Conclui-se, então, que questões como essa não podem ser vistas de maneira isolada, sem o estudo de posicionamentos jurisprudenciais e doutrinários a respeito. Trata-se de diligência mínima, que deve ser observada pelos advogados militantes na área para o desempenho de trabalho bem fundamentado.
Paula Dias Cruz
Pós-graduada em Direito Civil pela Universidade Presbiteriana Mackenzie
Pós graduanda em Direito de Família e Sucessões pela Escola Paulista de Direito
[1] Apud CAHALI, Francisco José. Direito das sucessões (livro eletrônico) – 1.ª ed. – São Paulo: Editora Revista dos Tribunais, 2014.
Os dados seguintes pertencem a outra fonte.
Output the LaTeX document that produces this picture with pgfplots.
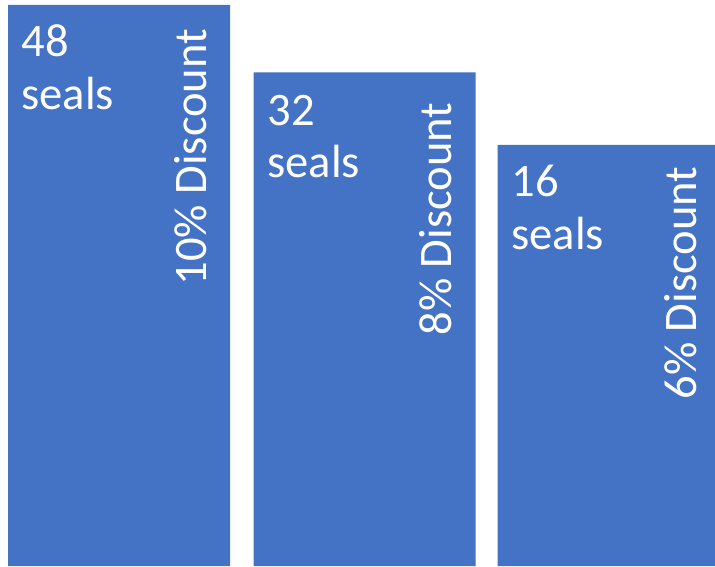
\documentclass[border=0pt]{standalone}
\usepackage{fontspec}
\setmainfont{Carlito}
\usepackage{pgfplots}
\pgfplotsset{compat=1.18}
\definecolor{barblue}{HTML}{4472C4}

\begin{document}
\begin{tikzpicture}
  \begin{axis}[
      scale only axis,
      width=357.5pt, height=283pt,
      xmin=0, xmax=715, ymin=0, ymax=566,
      axis lines=box, axis line style={draw=none}, ticks=none,
      ybar, bar width=222,
      clip=true,
    ]
    % bar heights in px of the original picture
    \addplot[fill=barblue, draw=none] coordinates {
      (119,561) (364.5,493.5) (608.5,421)
    };
    \begin{scope}[every node/.style={text=white, inner sep=0pt,
        font=\fontsize{23.3}{28}\selectfont}]
      \node[anchor=base west] at (axis cs:21,509) {48};
      \node[anchor=base west] at (axis cs:21,456) {seals};
      \node[anchor=base west] at (axis cs:267,440) {32};
      \node[anchor=base west] at (axis cs:267,388) {seals};
      \node[anchor=base west] at (axis cs:511,369) {16};
      \node[anchor=base west] at (axis cs:511,316) {seals};
      \node[anchor=base west, rotate=90] at (axis cs:206.7,280) {10\% Discount};
      \node[anchor=base west, rotate=90] at (axis cs:451.7,230) {8\% Discount};
      \node[anchor=base west, rotate=90] at (axis cs:696.7,166) {6\% Discount};
    \end{scope}
  \end{axis}
\end{tikzpicture}
\end{document}
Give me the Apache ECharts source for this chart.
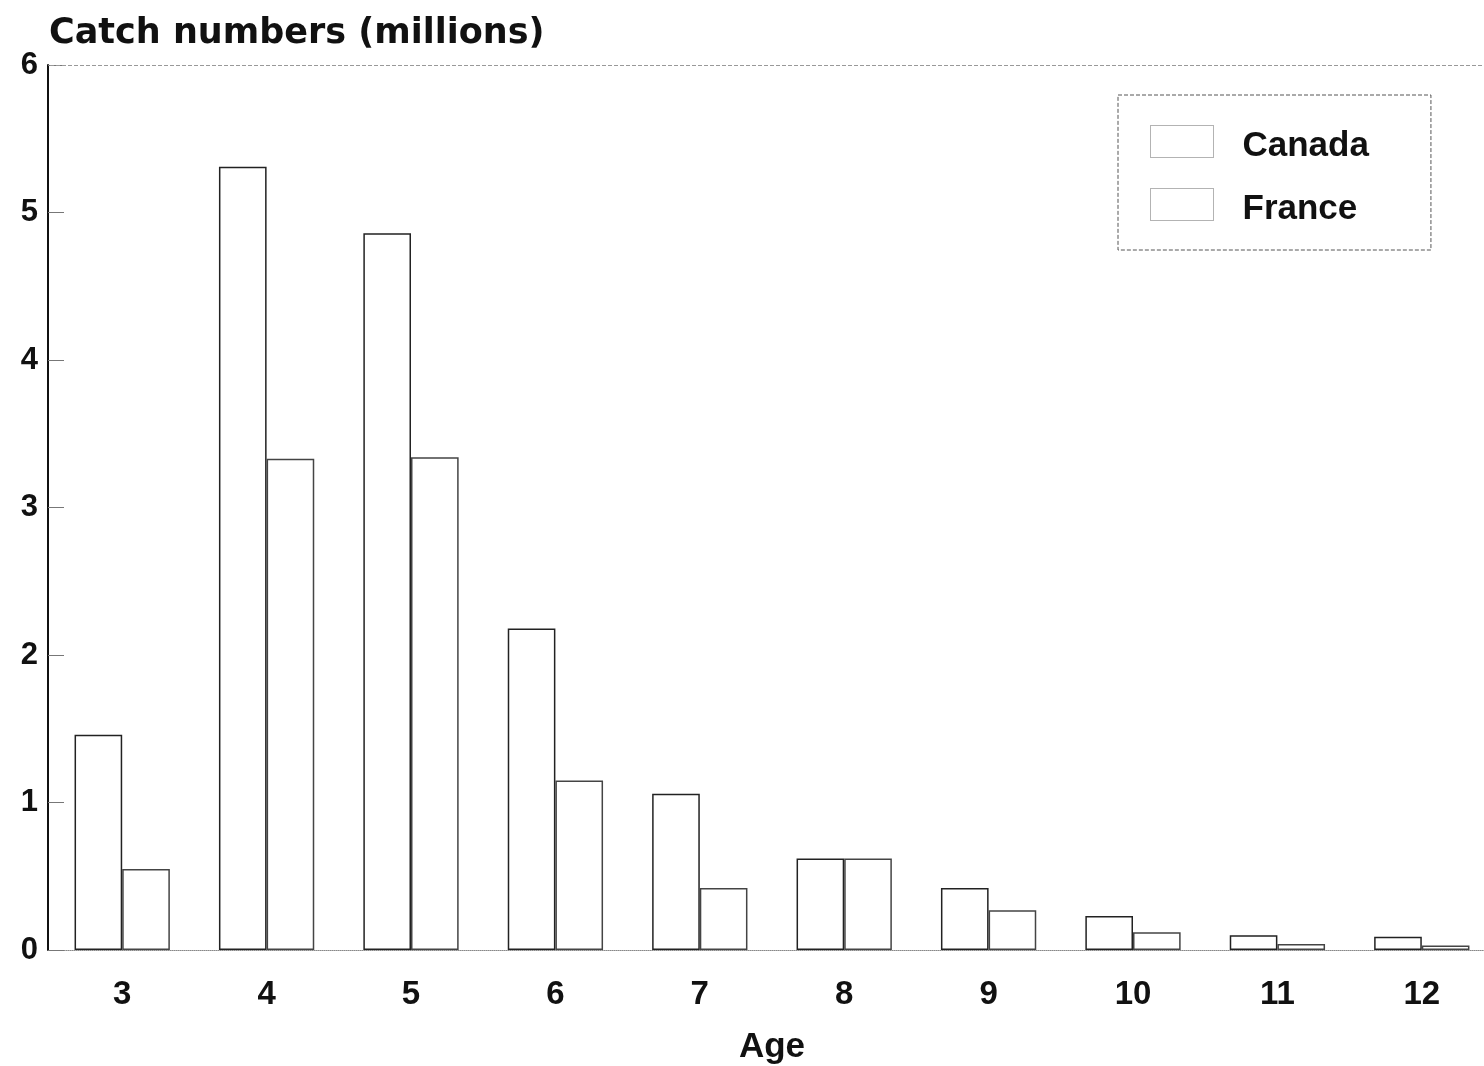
<!DOCTYPE html>
<html>
<head>
<meta charset="utf-8">
<title>Catch numbers by age</title>
<script src="https://cdn.jsdelivr.net/npm/echarts@6/dist/echarts.min.js"></script>
<style>
    html, body { margin: 0; padding: 0; background: #fff; }
    #chartMain { width: 1484px; height: 1066px; }
</style>
</head>
<body>
<div id="chartMain"></div>
<script>
    // data
    const ages = ['3', '4', '5', '6', '7', '8', '9', '10', '11', '12'];
    const canada = [1.46, 5.31, 4.86, 2.18, 1.06, 0.62, 0.42, 0.23, 0.10, 0.09];
    const france = [0.55, 3.33, 3.34, 1.15, 0.42, 0.62, 0.27, 0.12, 0.04, 0.03];

    const font = 'Liberation Sans';

    const myChart = echarts.init(document.getElementById('chartMain'));

    const barStyle = {
        color: '#fff',
        borderColor: '#222',
        borderWidth: 1.5
    };

    myChart.setOption({
        animation: false,
        backgroundColor: '#fff',
        title: {
            text: 'Catch numbers (millions)',
            left: 44,
            top: 11,
            textStyle: { fontFamily: 'DejaVu Sans', fontSize: 35, fontWeight: 'bold', color: '#111' }
        },
        legend: {
            orient: 'vertical',
            left: 1118,
            top: 95,
            padding: [30, 62, 23, 32],
            itemWidth: 63,
            itemHeight: 32,
            itemGap: 24,
            icon: 'rect',
            borderColor: '#555',
            borderWidth: 1,
            borderType: 'dashed',
            itemStyle: { color: '#fff', borderColor: '#666', borderWidth: 1, borderType: 'dotted' },
            formatter: '{t|{name}}',
            textStyle: {
                fontFamily: font, fontSize: 35, fontWeight: 'bold', color: '#111',
                padding: [0, 0, 0, 24],
                rich: { t: { fontFamily: font, fontSize: 35, fontWeight: 'bold', color: '#111', padding: [10, 0, 0, 0] } }
            },
            data: ['Canada', 'France']
        },
        grid: {
            left: 50,
            right: -10,
            top: 65,
            bottom: 116,
            containLabel: false,
            outerBoundsMode: 'none'
        },
        xAxis: {
            type: 'category',
            data: ages,
            name: 'Age',
            nameLocation: 'middle',
            nameGap: 80,
            nameTextStyle: { fontFamily: font, fontSize: 35, fontWeight: 'bold', color: '#111' },
            axisLine: { show: true, lineStyle: { color: '#888', width: 1, type: 'dotted' } },
            axisTick: { show: false },
            axisLabel: { fontFamily: font, fontSize: 33, fontWeight: 'bold', color: '#111', margin: 28 }
        },
        yAxis: {
            type: 'value',
            min: 0,
            max: 6,
            interval: 1,
            offset: 2,
            axisLine: { show: true, lineStyle: { color: '#111', width: 2 } },
            axisTick: { show: true, inside: true, length: 16, lineStyle: { color: '#777', width: 1 } },
            axisLabel: { fontFamily: font, fontSize: 31, fontWeight: 'bold', color: '#111', margin: 10 },
            splitLine: { show: false }
        },
        series: [
            {
                name: 'Canada',
                type: 'bar',
                data: canada,
                barGap: '0%',
                barCategoryGap: '34%',
                itemStyle: barStyle,
                markLine: {
                    // faint top frame line at 6
                    silent: true,
                    symbol: 'none',
                    label: { show: false },
                    lineStyle: { color: '#999', width: 1, type: 'dashed' },
                    data: [{ yAxis: 6 }]
                }
            },
            {
                name: 'France',
                type: 'bar',
                data: france,
                itemStyle: Object.assign({}, barStyle, { borderColor: '#444' })
            }
        ]
    });
</script>
</body>
</html>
[2] Art. 1.829. A sucessão legítima defere-se na ordem seguinte:
I - aos descendentes, em concorrência com o cônjuge sobrevivente, salvo se casado este com o falecido no regime da comunhão universal, ou no da separação obrigatória de bens (art. 1.640, parágrafo único); ou se, no regime da comunhão parcial, o autor da herança não houver deixado bens particulares;
II - aos ascendentes, em concorrência com o cônjuge;
III - ao cônjuge sobrevivente;
IV - aos colaterais.
[3] O direito de concorrência nada mais é do que direito hereditário. O cônjuge e o companheiro fazem jus a parte da herança. E quem recebe herança é herdeiro. Como se trata de direito assegurado por lei, cônjuges e companheiros são herdeiros necessários, ao menos quanto à fração a que fazem jus a título de direito concorrente. (DIAS, Maria Berenice. Manual das sucessões (livro eletrônico) – 3.ª ed. – São Paulo: Editora Revista dos Tribunais, 2015).
[4] Vide Recursos Extraordinários nº 646.721 e 878.694.